Even after more than five years helping Georgia drivers with their speeding tickets, I still get new cases with new factors in them to consider. Today’s new factor was a Lilburn speeding ticket issued using “moving radar.” Frankly, I had never seen a moving radar speeding ticket and investigated on behalf of my client. Immediately, I was skeptical that moving radar could be as accurate as stationary radar. Also, I was unaware that Georgia speeding tickets could be issued by an officer using moving radar as I was unsure of whether issuing speeding tickets using moving radar was an approved method by the courts.
A search of the speeding ticket laws in the actual code of the State of Georgia actually revealed absolutely nothing. There is no mention of moving radar at all. This Atlanta speeding ticket lawyer can only conclude that moving radar comes under the laws of stationary radar, which can be found in O.C.G.A. 35-8-2 and other assorted statutes. A search of caselaw yielded similar results. There were only two cases that mentioned moving radar, one of which was a civil case involving a collision where a state trooper hit a citizen while using moving radar, and a juvenile speeding ticket case where moving radar was used but the court did not comment on the accuracy or reliability of radar in speeding ticket cases.

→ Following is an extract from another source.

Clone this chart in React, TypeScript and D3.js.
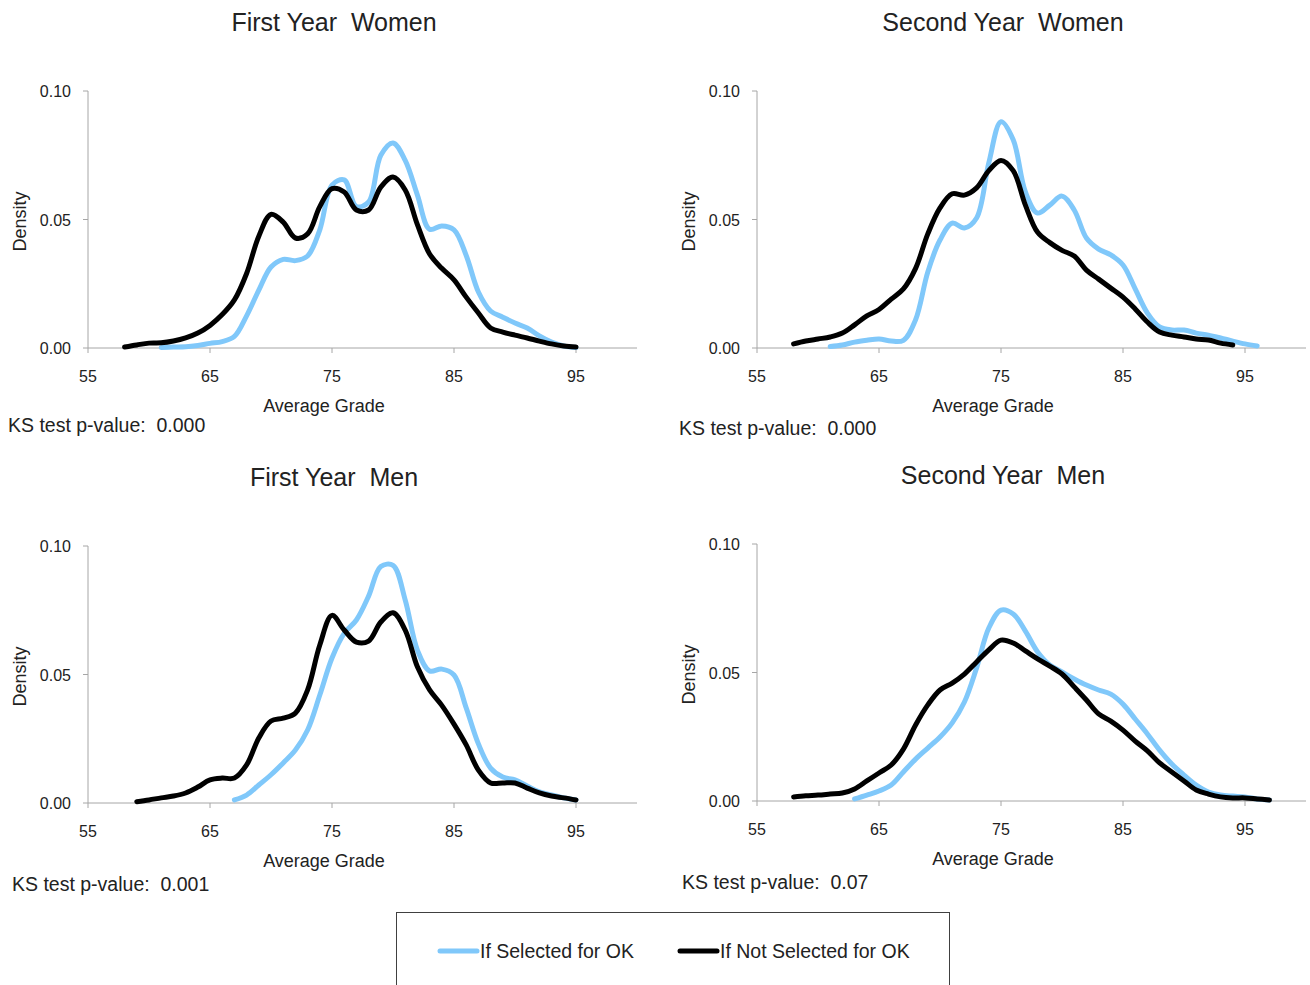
import React from 'react';
import * as d3 from 'd3';

// grade grid shared by every curve
const grades = [58, 59, 60, 61, 62, 63, 64, 65, 66, 67, 68, 69, 70, 71, 72, 73, 74, 75, 76, 77,
  78, 79, 80, 81, 82, 83, 84, 85, 86, 87, 88, 89, 90, 91, 92, 93, 94, 95, 96, 97];
const xTicks = [55, 65, 75, 85, 95];
const yTicks = [0, 0.05, 0.1];

// First Year Women
const fyWomenSelected = [null, null, null, 0.0002, 0.0004, 0.0005, 0.001, 0.0018, 0.0025, 0.0045,
  0.0125, 0.0225, 0.0315, 0.0345, 0.034, 0.0358, 0.046, 0.0634, 0.0654, 0.055,
  0.0568, 0.075, 0.0798, 0.073, 0.0595, 0.0462, 0.0475, 0.046, 0.036, 0.0218,
  0.0144, 0.012, 0.0097, 0.0078, 0.0047, 0.0023, 0.0008, 0.0002, null, null];
const fyWomenNot = [0.0004, 0.0012, 0.0019, 0.002, 0.0027, 0.0039, 0.0058, 0.0088, 0.013, 0.0187,
  0.029, 0.0435, 0.052, 0.049, 0.0428, 0.0444, 0.055, 0.062, 0.0607, 0.0537,
  0.0537, 0.0626, 0.0665, 0.0615, 0.048, 0.0366, 0.031, 0.0265, 0.0198, 0.0136,
  0.0078, 0.0062, 0.005, 0.0039, 0.0027, 0.0016, 0.0008, 0.0004, null, null];

// Second Year Women
const syWomenSelected = [null, null, null, 0.0006, 0.0012, 0.0023, 0.003, 0.0035, 0.0027, 0.003,
  0.011, 0.0296, 0.042, 0.0486, 0.0467, 0.0506, 0.072, 0.088, 0.081, 0.0607,
  0.0525, 0.0556, 0.0591, 0.0537, 0.0428, 0.0385, 0.0362, 0.0323, 0.023, 0.0136,
  0.0082, 0.007, 0.007, 0.0058, 0.005, 0.0039, 0.0027, 0.0016, 0.0008, null];
const syWomenNot = [0.0016, 0.0027, 0.0035, 0.0043, 0.0058, 0.009, 0.0125, 0.015, 0.019, 0.023,
  0.031, 0.0444, 0.0545, 0.06, 0.0595, 0.0623, 0.069, 0.073, 0.069, 0.0556,
  0.045, 0.041, 0.038, 0.0358, 0.0303, 0.0268, 0.0233, 0.0198, 0.0152, 0.0101,
  0.0062, 0.005, 0.0043, 0.0035, 0.0031, 0.0019, 0.0012, null, null, null];

// First Year Men
const fyMenSelected = [null, null, null, null, null, null, null, null, null, 0.0012,
  0.0031, 0.007, 0.011, 0.0156, 0.0206, 0.0284, 0.042, 0.0564, 0.066, 0.0712,
  0.0805, 0.092, 0.0925, 0.079, 0.0595, 0.0514, 0.0521, 0.0498, 0.037, 0.023,
  0.0136, 0.0101, 0.009, 0.0066, 0.0043, 0.0031, 0.002, 0.0012, null, null];
const fyMenNot = [null, 0.0005, 0.0012, 0.002, 0.0027, 0.0039, 0.0062, 0.009, 0.0097, 0.0097,
  0.0148, 0.0253, 0.0319, 0.033, 0.035, 0.044, 0.0615, 0.073, 0.0673, 0.0626,
  0.063, 0.0704, 0.074, 0.0673, 0.053, 0.044, 0.038, 0.0307, 0.0226, 0.0128,
  0.0078, 0.0078, 0.0078, 0.0058, 0.0039, 0.0027, 0.002, 0.0012, null, null];

// Second Year Men
const syMenSelected = [null, null, null, null, null, 0.0008, 0.0023, 0.0039, 0.0062, 0.0113,
  0.0163, 0.0206, 0.0249, 0.0304, 0.0385, 0.0518, 0.0673, 0.0743, 0.0728, 0.0661,
  0.058, 0.0529, 0.0502, 0.0475, 0.0451, 0.0432, 0.0416, 0.0377, 0.0319, 0.0261,
  0.0198, 0.0144, 0.0101, 0.0062, 0.0035, 0.0023, 0.0019, 0.0016, 0.0008, 0.0004];
const syMenNot = [0.0016, 0.002, 0.0023, 0.0027, 0.0031, 0.0047, 0.0078, 0.0109, 0.014, 0.0202,
  0.0296, 0.0374, 0.0432, 0.0459, 0.0494, 0.0541, 0.0588, 0.0626, 0.0615, 0.0584,
  0.0553, 0.0525, 0.0494, 0.0444, 0.0393, 0.0339, 0.0311, 0.0276, 0.0233, 0.0195,
  0.0148, 0.0113, 0.0078, 0.0043, 0.0027, 0.0016, 0.0012, 0.0012, 0.0008, 0.0004];

const BLUE = '#80c8fa';
const FONT = '"Liberation Sans", Arial, sans-serif';
const TEXT = '#222';
const AXIS = '#a6a6a6';

const W = 549;
const H = 257;
const x = d3.scaleLinear().domain([55, 100]).range([0, W]);
const y = d3.scaleLinear().domain([0, 0.1]).range([H, 0]);

const line = d3.line<[number, number | null]>()
  .defined(d => d[1] != null)
  .x(d => x(d[0]))
  .y(d => y(d[1] as number))
  .curve(d3.curveCatmullRom.alpha(0.5));

const zip = (vals: (number | null)[]) => grades.map((g, i) => [g, vals[i]] as [number, number | null]);

const panels = [
  { title: 'First Year  Women', left: 88, top: 91, ks: 'KS test p-value:  0.000', ksX: -80, ksY: 79, sel: fyWomenSelected, not: fyWomenNot },
  { title: 'Second Year  Women', left: 757, top: 91, ks: 'KS test p-value:  0.000', ksX: -78, ksY: 82, sel: syWomenSelected, not: syWomenNot },
  { title: 'First Year  Men', left: 88, top: 546, ks: 'KS test p-value:  0.001', ksX: -76, ksY: 83, sel: fyMenSelected, not: fyMenNot },
  { title: 'Second Year  Men', left: 757, top: 544, ks: 'KS test p-value:  0.07', ksX: -75, ksY: 83, sel: syMenSelected, not: syMenNot },
];

const Panel = ({ p }) => (
  <g transform={`translate(${p.left},${p.top})`} fontFamily={FONT}>
    <text x={246} y={-67} textAnchor="middle" dominantBaseline="middle" fontSize={25} fill={TEXT} style={{ whiteSpace: 'pre' }}>{p.title}</text>
    <line x1={0} x2={0} y1={0} y2={H} stroke={AXIS} />
    <line x1={0} x2={W} y1={H} y2={H} stroke={AXIS} />
    {yTicks.map(t => (
      <g key={t}>
        <line x1={-5} x2={0} y1={y(t)} y2={y(t)} stroke={AXIS} />
        <text x={-17} y={y(t) + 2} textAnchor="end" dominantBaseline="middle" fontSize={16} fill={TEXT}>{d3.format('.2f')(t)}</text>
      </g>
    ))}
    {xTicks.map(t => (
      <g key={t}>
        <line x1={x(t)} x2={x(t)} y1={H} y2={H + 5} stroke={AXIS} />
        <text x={x(t)} y={H + 30} textAnchor="middle" dominantBaseline="middle" fontSize={16} fill={TEXT}>{t}</text>
      </g>
    ))}
    <text transform={`translate(-67,${H / 2 + 2}) rotate(-90)`} textAnchor="middle" dominantBaseline="middle" fontSize={18} fill={TEXT}>Density</text>
    <text x={236} y={H + 59} textAnchor="middle" dominantBaseline="middle" fontSize={18} fill={TEXT}>Average Grade</text>
    <text x={p.ksX} y={H + p.ksY} dominantBaseline="middle" fontSize={19.5} fill={TEXT} style={{ whiteSpace: 'pre' }}>{p.ks}</text>
    <path d={line(zip(p.sel)) || ''} fill="none" stroke={BLUE} strokeWidth={5} strokeLinejoin="round" strokeLinecap="round" />
    <path d={line(zip(p.not)) || ''} fill="none" stroke="#000" strokeWidth={5} strokeLinejoin="round" strokeLinecap="round" />
  </g>
);

export default function App() {
  return (
    <svg width={1310} height={985} style={{ position: 'absolute', left: 0, top: 0, background: '#fff' }}>
      {panels.map(p => <Panel key={p.title} p={p} />)}
      <g fontFamily={FONT}>
        <rect x={396.5} y={912.5} width={553} height={90} fill="none" stroke="#404040" />
        <line x1={440} x2={477} y1={951} y2={951} stroke={BLUE} strokeWidth={5} strokeLinecap="round" />
        <text x={480} y={953} dominantBaseline="middle" fontSize={19.5} fill={TEXT}>If Selected for OK</text>
        <line x1={680} x2={717} y1={951} y2={951} stroke="#000" strokeWidth={5} strokeLinecap="round" />
        <text x={720} y={953} dominantBaseline="middle" fontSize={19.5} fill={TEXT}>If Not Selected for OK</text>
      </g>
    </svg>
  );
}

This Atlanta speeding citation attorney can only concluded that while moving radar may be admissible in your Atlanta speeding violation case according to the courts, a good Atlanta speeding ticket lawyer might be able to fight your speeding ticket if moving radar was used based on the at least perceived less reliability of moving radar versus stationary radar. Knowing what I now know, I will certainly be prepared to go to Lilburn Municipal Court with solid arguments on why our client’s Lilburn speeding ticket should be reduced or dismissed.